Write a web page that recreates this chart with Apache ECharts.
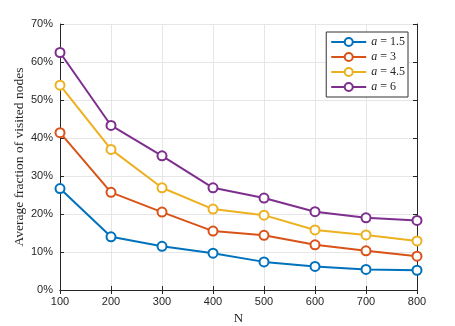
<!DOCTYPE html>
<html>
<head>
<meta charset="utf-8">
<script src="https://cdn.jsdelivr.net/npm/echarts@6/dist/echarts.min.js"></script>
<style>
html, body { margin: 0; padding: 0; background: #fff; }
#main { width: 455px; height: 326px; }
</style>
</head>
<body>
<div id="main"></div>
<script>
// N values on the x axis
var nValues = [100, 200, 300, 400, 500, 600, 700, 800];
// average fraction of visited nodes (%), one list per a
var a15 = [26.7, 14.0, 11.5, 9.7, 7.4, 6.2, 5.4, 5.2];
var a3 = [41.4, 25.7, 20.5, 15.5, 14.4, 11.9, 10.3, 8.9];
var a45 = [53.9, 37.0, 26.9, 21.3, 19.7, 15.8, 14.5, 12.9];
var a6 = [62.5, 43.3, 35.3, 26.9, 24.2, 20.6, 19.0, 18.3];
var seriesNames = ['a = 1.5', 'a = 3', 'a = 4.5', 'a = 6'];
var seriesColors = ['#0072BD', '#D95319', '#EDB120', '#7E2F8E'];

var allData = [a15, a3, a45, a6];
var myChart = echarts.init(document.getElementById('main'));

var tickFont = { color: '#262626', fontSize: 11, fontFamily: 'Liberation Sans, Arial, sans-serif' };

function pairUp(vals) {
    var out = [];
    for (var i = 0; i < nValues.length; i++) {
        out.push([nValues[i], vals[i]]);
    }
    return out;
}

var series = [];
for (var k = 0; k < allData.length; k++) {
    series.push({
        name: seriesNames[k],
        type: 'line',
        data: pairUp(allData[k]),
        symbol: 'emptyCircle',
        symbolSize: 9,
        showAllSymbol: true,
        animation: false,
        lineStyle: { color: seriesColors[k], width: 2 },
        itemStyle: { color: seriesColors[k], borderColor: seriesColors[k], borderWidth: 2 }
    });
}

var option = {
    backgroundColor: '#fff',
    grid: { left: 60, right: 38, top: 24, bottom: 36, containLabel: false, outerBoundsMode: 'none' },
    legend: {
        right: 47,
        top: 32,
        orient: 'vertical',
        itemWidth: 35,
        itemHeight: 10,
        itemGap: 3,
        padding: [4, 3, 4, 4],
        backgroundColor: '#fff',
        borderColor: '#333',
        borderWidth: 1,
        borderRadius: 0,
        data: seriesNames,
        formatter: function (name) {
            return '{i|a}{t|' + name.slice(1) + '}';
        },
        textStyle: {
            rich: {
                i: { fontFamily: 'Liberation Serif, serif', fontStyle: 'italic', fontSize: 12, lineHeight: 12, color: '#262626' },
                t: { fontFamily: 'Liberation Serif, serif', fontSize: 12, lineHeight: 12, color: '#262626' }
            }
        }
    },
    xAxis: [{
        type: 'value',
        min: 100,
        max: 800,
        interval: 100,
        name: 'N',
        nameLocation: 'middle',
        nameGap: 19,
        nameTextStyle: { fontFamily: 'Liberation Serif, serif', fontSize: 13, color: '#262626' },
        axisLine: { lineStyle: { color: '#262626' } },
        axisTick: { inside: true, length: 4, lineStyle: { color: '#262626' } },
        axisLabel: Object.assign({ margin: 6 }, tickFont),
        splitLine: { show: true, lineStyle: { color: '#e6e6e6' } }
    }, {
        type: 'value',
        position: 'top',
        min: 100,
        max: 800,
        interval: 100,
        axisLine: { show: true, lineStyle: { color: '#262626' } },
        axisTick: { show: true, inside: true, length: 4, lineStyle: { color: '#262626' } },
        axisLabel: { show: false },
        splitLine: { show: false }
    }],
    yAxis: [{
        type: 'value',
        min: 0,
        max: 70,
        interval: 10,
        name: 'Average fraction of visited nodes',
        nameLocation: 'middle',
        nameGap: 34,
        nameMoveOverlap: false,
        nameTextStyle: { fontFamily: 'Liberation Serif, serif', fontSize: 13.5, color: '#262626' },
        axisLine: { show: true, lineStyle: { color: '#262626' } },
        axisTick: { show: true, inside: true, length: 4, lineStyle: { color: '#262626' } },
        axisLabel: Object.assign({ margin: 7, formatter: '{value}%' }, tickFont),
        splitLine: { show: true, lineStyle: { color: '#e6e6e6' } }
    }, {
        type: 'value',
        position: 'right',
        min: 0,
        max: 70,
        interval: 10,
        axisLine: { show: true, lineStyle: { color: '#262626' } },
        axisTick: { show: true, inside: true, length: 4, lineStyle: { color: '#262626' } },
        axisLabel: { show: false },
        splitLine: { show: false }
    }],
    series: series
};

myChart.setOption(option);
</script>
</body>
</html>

☆ ☆ ☆

## The task
Take the listing above and print it exactly, apart from the pictures.

## The completed task
Write a web page that recreates this chart with Apache ECharts.
<!DOCTYPE html>
<html>
<head>
<meta charset="utf-8">
<script src="https://cdn.jsdelivr.net/npm/echarts@6/dist/echarts.min.js"></script>
<style>
html, body { margin: 0; padding: 0; background: #fff; }
#main { width: 455px; height: 326px; }
</style>
</head>
<body>
<div id="main"></div>
<script>
// N values on the x axis
var nValues = [100, 200, 300, 400, 500, 600, 700, 800];
// average fraction of visited nodes (%), one list per a
var a15 = [26.7, 14.0, 11.5, 9.7, 7.4, 6.2, 5.4, 5.2];
var a3 = [41.4, 25.7, 20.5, 15.5, 14.4, 11.9, 10.3, 8.9];
var a45 = [53.9, 37.0, 26.9, 21.3, 19.7, 15.8, 14.5, 12.9];
var a6 = [62.5, 43.3, 35.3, 26.9, 24.2, 20.6, 19.0, 18.3];
var seriesNames = ['a = 1.5', 'a = 3', 'a = 4.5', 'a = 6'];
var seriesColors = ['#0072BD', '#D95319', '#EDB120', '#7E2F8E'];

var allData = [a15, a3, a45, a6];
var myChart = echarts.init(document.getElementById('main'));

var tickFont = { color: '#262626', fontSize: 11, fontFamily: 'Liberation Sans, Arial, sans-serif' };

function pairUp(vals) {
    var out = [];
    for (var i = 0; i < nValues.length; i++) {
        out.push([nValues[i], vals[i]]);
    }
    return out;
}

var series = [];
for (var k = 0; k < allData.length; k++) {
    series.push({
        name: seriesNames[k],
        type: 'line',
        data: pairUp(allData[k]),
        symbol: 'emptyCircle',
        symbolSize: 9,
        showAllSymbol: true,
        animation: false,
        lineStyle: { color: seriesColors[k], width: 2 },
        itemStyle: { color: seriesColors[k], borderColor: seriesColors[k], borderWidth: 2 }
    });
}

var option = {
    backgroundColor: '#fff',
    grid: { left: 60, right: 38, top: 24, bottom: 36, containLabel: false, outerBoundsMode: 'none' },
    legend: {
        right: 47,
        top: 32,
        orient: 'vertical',
        itemWidth: 35,
        itemHeight: 10,
        itemGap: 3,
        padding: [4, 3, 4, 4],
        backgroundColor: '#fff',
        borderColor: '#333',
        borderWidth: 1,
        borderRadius: 0,
        data: seriesNames,
        formatter: function (name) {
            return '{i|a}{t|' + name.slice(1) + '}';
        },
        textStyle: {
            rich: {
                i: { fontFamily: 'Liberation Serif, serif', fontStyle: 'italic', fontSize: 12, lineHeight: 12, color: '#262626' },
                t: { fontFamily: 'Liberation Serif, serif', fontSize: 12, lineHeight: 12, color: '#262626' }
            }
        }
    },
    xAxis: [{
        type: 'value',
        min: 100,
        max: 800,
        interval: 100,
        name: 'N',
        nameLocation: 'middle',
        nameGap: 19,
        nameTextStyle: { fontFamily: 'Liberation Serif, serif', fontSize: 13, color: '#262626' },
        axisLine: { lineStyle: { color: '#262626' } },
        axisTick: { inside: true, length: 4, lineStyle: { color: '#262626' } },
        axisLabel: Object.assign({ margin: 6 }, tickFont),
        splitLine: { show: true, lineStyle: { color: '#e6e6e6' } }
    }, {
        type: 'value',
        position: 'top',
        min: 100,
        max: 800,
        interval: 100,
        axisLine: { show: true, lineStyle: { color: '#262626' } },
        axisTick: { show: true, inside: true, length: 4, lineStyle: { color: '#262626' } },
        axisLabel: { show: false },
        splitLine: { show: false }
    }],
    yAxis: [{
        type: 'value',
        min: 0,
        max: 70,
        interval: 10,
        name: 'Average fraction of visited nodes',
        nameLocation: 'middle',
        nameGap: 34,
        nameMoveOverlap: false,
        nameTextStyle: { fontFamily: 'Liberation Serif, serif', fontSize: 13.5, color: '#262626' },
        axisLine: { show: true, lineStyle: { color: '#262626' } },
        axisTick: { show: true, inside: true, length: 4, lineStyle: { color: '#262626' } },
        axisLabel: Object.assign({ margin: 7, formatter: '{value}%' }, tickFont),
        splitLine: { show: true, lineStyle: { color: '#e6e6e6' } }
    }, {
        type: 'value',
        position: 'right',
        min: 0,
        max: 70,
        interval: 10,
        axisLine: { show: true, lineStyle: { color: '#262626' } },
        axisTick: { show: true, inside: true, length: 4, lineStyle: { color: '#262626' } },
        axisLabel: { show: false },
        splitLine: { show: false }
    }],
    series: series
};

myChart.setOption(option);
</script>
</body>
</html>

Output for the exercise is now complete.